Cattedra – Mt 16,13-19
In quel tempo, Gesù, giunto nella regione di Cesarèa di Filippo, domandò ai suoi discepoli: «La gente, chi dice che sia il Figlio dell’uomo?». Risposero: «Alcuni dicono Giovanni il Battista, altri Elìa, altri Geremìa o qualcuno dei profeti».
Disse loro: «Ma voi, chi dite che io sia?». Rispose Simon Pietro: «Tu sei il Cristo, il Figlio del Dio vivente».
E Gesù gli disse: «Beato sei tu, Simone, figlio di Giona, perché né carne né sangue te lo hanno rivelato, ma il Padre mio che è nei cieli. E io a te dico: tu sei Pietro e su questa pietra edificherò la mia Chiesa e le potenze degli inferi non prevarranno su di essa. A te darò le chiavi del regno dei cieli: tutto ciò che legherai sulla terra sarà legato nei cieli, e tutto ciò che scioglierai sulla terra sarà sciolto nei cieli».

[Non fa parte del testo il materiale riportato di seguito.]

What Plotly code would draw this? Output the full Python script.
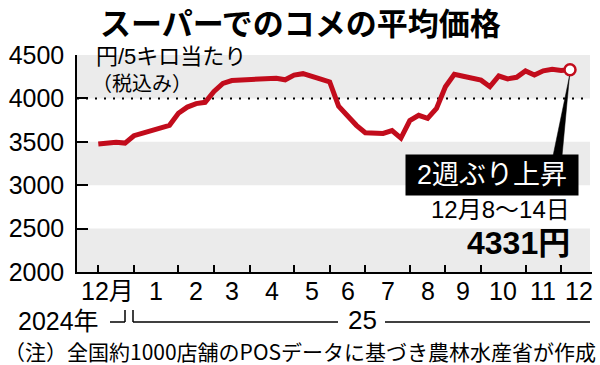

Da piccolo la parola “cattedra” suscitava in me sempre un certo timore, probabilmente perché la associavo all’interrogazione, quando, appunto, l’insegnante mi chiamava “alla cattedra” e di fronte agli sguardi e al giudizio suoi e anche dei miei compagni dovevo rispondere a quello che, più che un esame, rappresentava, nel mio immaginario, un vero e proprio interrogatorio.

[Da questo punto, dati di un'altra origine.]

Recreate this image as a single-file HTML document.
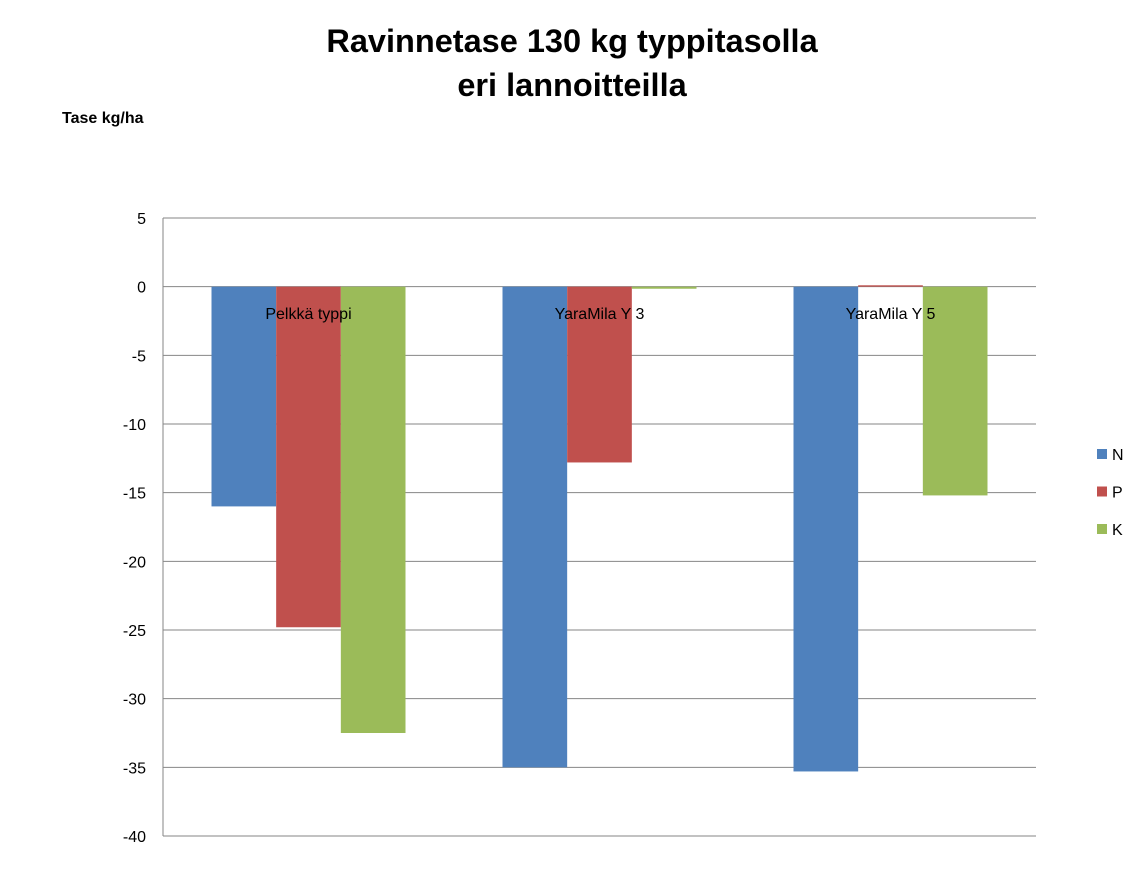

Da religioso e sacerdote con grande dolore devo riconoscere che il modo in cui tanta gente parla di Dio corrisponde molto a quella studentesca idea sull’insegnante: un Dio dal quale nascondersi il più possibile, magari dietro a un banco rappresentato da una religiosità anonima e senz’anima, dove non c’è vita, non c’è gioia, ma solo la fatica del dover apparire preparati per superare l’esame.
Oggi la festa della Cattedra di San Pietro Apostolo mi consola e mi riconcilia con quell’oggetto di tortura che ha turbato tante mie notti. Pietro è posto a sedere sulla cattedra dal Signore Gesù in forza della sua docilità alla Spirito, a testimonianza del fatto che insegnamento e discernimento sgorgano solo dalla propria disponibilità a farsi eco di quel Dio che chiamiamo Padre.